The higher the skill, the higher are chances of blundering probably because:
1\. Higher complexity 2\. Very high likelihood of being punished for it. At
lower elo, your opponent probably didn’t realize the blunder either.

------
everdev
tldr;

> Quick decisions are more likely to lead to a blunder, but after about 10
> seconds or so the likelihood of a blunder flattens out

> More difficult positions are more likely to lead to a blunder. And skill
> levels have a big impact in reducing the likelihood of a blunder. In
> general, better players make better decisions.

> The bottom line is that the difficulty of the decision is the most important
> factor in determining whether a player makes a mistake. In other words,
> examining the complexity of the board position is a much better predictor of
> whether a player is likely to blunder than his or her skill level or the
> amount of time left in the game.

------
yesenadam
I looked at the paper.. They used only positions analyzable by 6 piece
tablebases, which was a surprise, i.e. only positions with a maximum of 6
pieces, e.g. each side has king and 2 pawns. The game starts with 32 pieces,
so that means eliminating all the complex board positions I imagined a study
of chess complexity would involve! So they're not so much studying chess
proper, as endgames, and very minimal ones at that.

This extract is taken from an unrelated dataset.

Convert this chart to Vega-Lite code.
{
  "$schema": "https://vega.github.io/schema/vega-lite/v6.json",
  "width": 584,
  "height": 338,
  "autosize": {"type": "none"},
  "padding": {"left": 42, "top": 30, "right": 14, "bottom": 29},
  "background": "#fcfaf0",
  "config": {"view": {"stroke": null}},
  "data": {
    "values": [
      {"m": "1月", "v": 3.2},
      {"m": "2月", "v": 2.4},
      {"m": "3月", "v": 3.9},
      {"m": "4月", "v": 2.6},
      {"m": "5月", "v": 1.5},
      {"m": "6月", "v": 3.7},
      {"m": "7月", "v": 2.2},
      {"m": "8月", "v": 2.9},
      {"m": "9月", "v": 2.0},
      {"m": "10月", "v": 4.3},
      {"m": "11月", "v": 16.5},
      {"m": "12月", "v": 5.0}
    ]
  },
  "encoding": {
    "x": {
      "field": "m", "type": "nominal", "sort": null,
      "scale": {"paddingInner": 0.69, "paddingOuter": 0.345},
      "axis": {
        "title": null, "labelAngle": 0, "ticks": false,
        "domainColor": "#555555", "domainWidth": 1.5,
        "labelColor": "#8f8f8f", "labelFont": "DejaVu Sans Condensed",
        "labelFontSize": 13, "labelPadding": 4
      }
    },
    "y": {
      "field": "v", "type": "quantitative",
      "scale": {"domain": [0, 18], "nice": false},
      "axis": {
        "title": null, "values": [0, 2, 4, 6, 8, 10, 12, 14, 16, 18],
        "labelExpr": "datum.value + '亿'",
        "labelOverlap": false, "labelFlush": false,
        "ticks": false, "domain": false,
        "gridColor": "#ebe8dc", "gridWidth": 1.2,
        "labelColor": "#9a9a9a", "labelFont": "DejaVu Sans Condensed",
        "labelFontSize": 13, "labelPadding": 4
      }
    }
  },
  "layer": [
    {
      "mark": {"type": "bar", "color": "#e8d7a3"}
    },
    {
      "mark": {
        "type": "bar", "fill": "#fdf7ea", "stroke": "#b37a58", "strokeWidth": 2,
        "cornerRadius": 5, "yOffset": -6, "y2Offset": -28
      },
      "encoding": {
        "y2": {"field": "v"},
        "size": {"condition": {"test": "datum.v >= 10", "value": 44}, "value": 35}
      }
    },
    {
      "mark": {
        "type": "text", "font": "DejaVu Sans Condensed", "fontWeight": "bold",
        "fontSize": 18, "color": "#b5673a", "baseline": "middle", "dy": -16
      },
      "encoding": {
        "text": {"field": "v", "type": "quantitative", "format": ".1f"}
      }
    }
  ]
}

They have an new definition of _blunder_ \- "a player has committed an error
if their move worsens the mini-max value from their perspective. That is, the
player had a forced win before making their move but now they don’t; or the
player had a forced draw before making their move but now they don’t. ...we
will refer to such an instance as a blunder." .. "Since we are interested in
studying errors, we exclude all instances in which the player to move is in a
theoretically losing position — where the opponent has a direct path to
checkmate — because there are no blunders in losing positions (the minimax
value of the position is already as bad as possible for the player to move)."

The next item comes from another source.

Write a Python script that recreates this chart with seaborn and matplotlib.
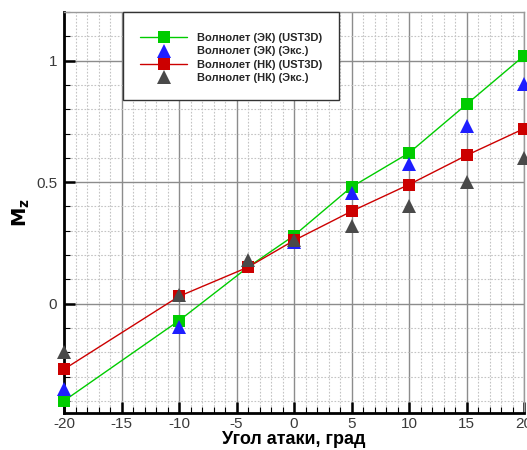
import matplotlib
matplotlib.use("Agg")
import matplotlib.pyplot as plt
from matplotlib.lines import Line2D
from matplotlib.ticker import MultipleLocator
import seaborn as sns
import pandas as pd

# Angle of attack, degrees
alpha_cfd = [-20, -10, -4, 0, 5, 10, 15, 20]
alpha_exp_ek = [-20, -10, 0, 5, 10, 15, 20]
alpha_exp_nk = [-20, -10, -4, 0, 5, 10, 15, 20]

# Pitching moment coefficient
mz_ek_cfd = [-0.40, -0.07, 0.15, 0.28, 0.48, 0.62, 0.82, 1.02]
mz_ek_exp = [-0.35, -0.097, 0.255, 0.455, 0.575, 0.73, 0.905]
mz_nk_cfd = [-0.27, 0.03, 0.15, 0.26, 0.38, 0.49, 0.61, 0.72]
mz_nk_exp = [-0.20, 0.035, 0.18, 0.26, 0.32, 0.40, 0.50, 0.60]

labels = ["Волнолет (ЭК) (UST3D)", "Волнолет (ЭК) (Экс.)",
          "Волнолет (НК) (UST3D)", "Волнолет (НК) (Экс.)"]

c_green = "#00cc00"
c_blue = "#1e1eff"
c_red = "#cc0000"
c_gray = "#4a4a4a"

sns.set_theme(style="white")
plt.rcParams["font.family"] = ["Liberation Sans", "DejaVu Sans"]

fig = plt.figure(figsize=(5.27, 4.5), dpi=100)
ax = fig.add_axes([64 / 527, 1 - 413 / 450, (524 - 64) / 527, (413 - 12) / 450])

df_ek = pd.DataFrame({"a": alpha_cfd, "m": mz_ek_cfd})
df_nk = pd.DataFrame({"a": alpha_cfd, "m": mz_nk_cfd})
df_ek_x = pd.DataFrame({"a": alpha_exp_ek, "m": mz_ek_exp})
df_nk_x = pd.DataFrame({"a": alpha_exp_nk, "m": mz_nk_exp})

ms = 9
sns.lineplot(data=df_ek, x="a", y="m", ax=ax, color=c_green, lw=1.0,
             marker="s", markersize=ms, markeredgewidth=0, clip_on=False,
             sort=False, zorder=3)
sns.lineplot(data=df_ek_x, x="a", y="m", ax=ax, color=c_blue, lw=0,
             marker="^", markersize=ms + 1, markeredgewidth=0, clip_on=False,
             sort=False, zorder=3)
sns.lineplot(data=df_nk, x="a", y="m", ax=ax, color=c_red, lw=1.0,
             marker="s", markersize=ms, markeredgewidth=0, clip_on=False,
             sort=False, zorder=3)
sns.lineplot(data=df_nk_x, x="a", y="m", ax=ax, color=c_gray, lw=0,
             marker="^", markersize=ms + 1, markeredgewidth=0, clip_on=False,
             sort=False, zorder=3)

ax.set_xlim(-20, 20)
ax.set_ylim(-0.45, 1.2)
ax.xaxis.set_major_locator(MultipleLocator(5))
ax.xaxis.set_minor_locator(MultipleLocator(1))
ax.yaxis.set_major_locator(MultipleLocator(0.5))
ax.yaxis.set_minor_locator(MultipleLocator(0.1))
ax.set_yticks([0, 0.5, 1])
ax.set_yticklabels(["0", "0.5", "1"])
ax.set_xticks(list(range(-20, 21, 5)))
ax.set_xticklabels([str(v) for v in range(-20, 21, 5)])

ax.grid(which="major", color="#8c8c8c", lw=1.0, ls="-", zorder=1)
ax.grid(which="minor", color="#c4c4c4", lw=0.8, ls=(0, (1.5, 1.5)), zorder=1)
ax.set_axisbelow(True)

ax.tick_params(which="major", direction="in", length=8, width=1.8,
               color="black", labelsize=11, labelcolor="#3a3a3a", pad=3)
ax.tick_params(which="minor", direction="in", length=4, width=0.8,
               color="black")
ax.tick_params(axis="x", which="both", top=False, bottom=True)
ax.tick_params(axis="y", which="both", left=True, right=False)
ax.tick_params(axis="y", which="major", pad=5)

for side in ("left", "bottom"):
    ax.spines[side].set_color("black")
    ax.spines[side].set_linewidth(2)
for side in ("top", "right"):
    ax.spines[side].set_color("#9a9a9a")
    ax.spines[side].set_linewidth(1)

ax.set_xlabel("Угол атаки, град", fontsize=13, fontweight="bold",
              color="black", labelpad=0)
ax.set_ylabel(r"$\mathbf{M_z}$", fontsize=14, color="black", labelpad=3)

handles = [
    Line2D([], [], color=c_green, lw=1.0, marker="s", markersize=ms,
           markeredgewidth=0),
    Line2D([], [], color=c_blue, lw=0, marker="^", markersize=ms + 1,
           markeredgewidth=0),
    Line2D([], [], color=c_red, lw=1.0, marker="s", markersize=ms,
           markeredgewidth=0),
    Line2D([], [], color=c_gray, lw=0, marker="^", markersize=ms + 1,
           markeredgewidth=0),
]
leg = ax.legend(handles, labels, loc="upper left",
                bbox_to_anchor=((123 - 64) / 460, 1.0),
                prop={"weight": "bold", "size": 8}, frameon=True,
                fancybox=False, framealpha=1, edgecolor="#333333",
                borderpad=1.55, labelspacing=0.28, handlelength=4.2,
                handletextpad=0.9, borderaxespad=0,
                title=" ", title_fontsize=1)
leg.get_frame().set_linewidth(1)
leg.set_zorder(5)

fig.savefig("out.png", dpi=100)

"Our data comes from two large databases of recorded chess games. The first is
a corpus of approximately 200 million games from the Free Internet Chess
Server (FICS), where amateurs play each other on-line. The second is a corpus
of approximately 1 million games played in international tournaments by the
strongest players in the world. ... we focus on this large subset of the FICS
data consisting exclusively of games with 3 minutes allocated to each side."

I've played 10,000+ games on FICS, so I have some idea how it works. Players
have a standard, blitz and lightning rating, all separate. 15 0 and slower
counts as 'standard', anything faster down to 3 0 is blitz, anything faster
than 3 0 is lightning. [0] 3 0 is a different world to 14 0, so treating those
ratings as the same is already misleading - I often played 5 14 (i.e. 5
minutes on your clock to start, plus 14 seconds added on after each move), a
bit faster than 5 15, which is counted for rating purposes as the same as 15
0. (It assumes a game goes for 40 moves, so 5 minutes + 15 seconds x 40 moves
= 15 minutes.) So 5 14 is the slowest blitz speed. If I played someone rated
the same as me whose rating mainly came from 3 0 games, they would be _much_
stronger than me at 5 14. (Usually, on FICS, the faster the time control, the
higher the rating. And obviously the more time you have, the better moves you
make.) The point being - someone's blitz rating didnt mean they got it playing
at 3 0. It's not their 3 0 rating.

Also, FICS _doesn 't use Elo_. (It uses the Glicko rating system[1]) The
paper's authors seem unaware of that, or maybe I missed the part where they
explained how they converted between FICS and Elo. As far as I know, it's not
possible. There's not a linear relationship, or any simple conversion formula.
From memory, lower rated FICS players have higher Elo, higher rated FICS
players (over 2200) have lower Elo etc. But chess websites have a variety of
rating systems, none of them compatible, commensurable or equivalent.

Sadly, I kind of lost interest there. I meant to study the paper more
thoroughly. But already that rating confusion seems a huge 'blunder'.

[0]
[https://www.freechess.org/Help/HelpFiles/blitz.html](https://www.freechess.org/Help/HelpFiles/blitz.html)
[https://www.freechess.org/Help/HelpFiles/standard.html](https://www.freechess.org/Help/HelpFiles/standard.html)

[1][https://en.wikipedia.org/wiki/Glicko_rating_system](https://en.wikipedia.org/wiki/Glicko_rating_system)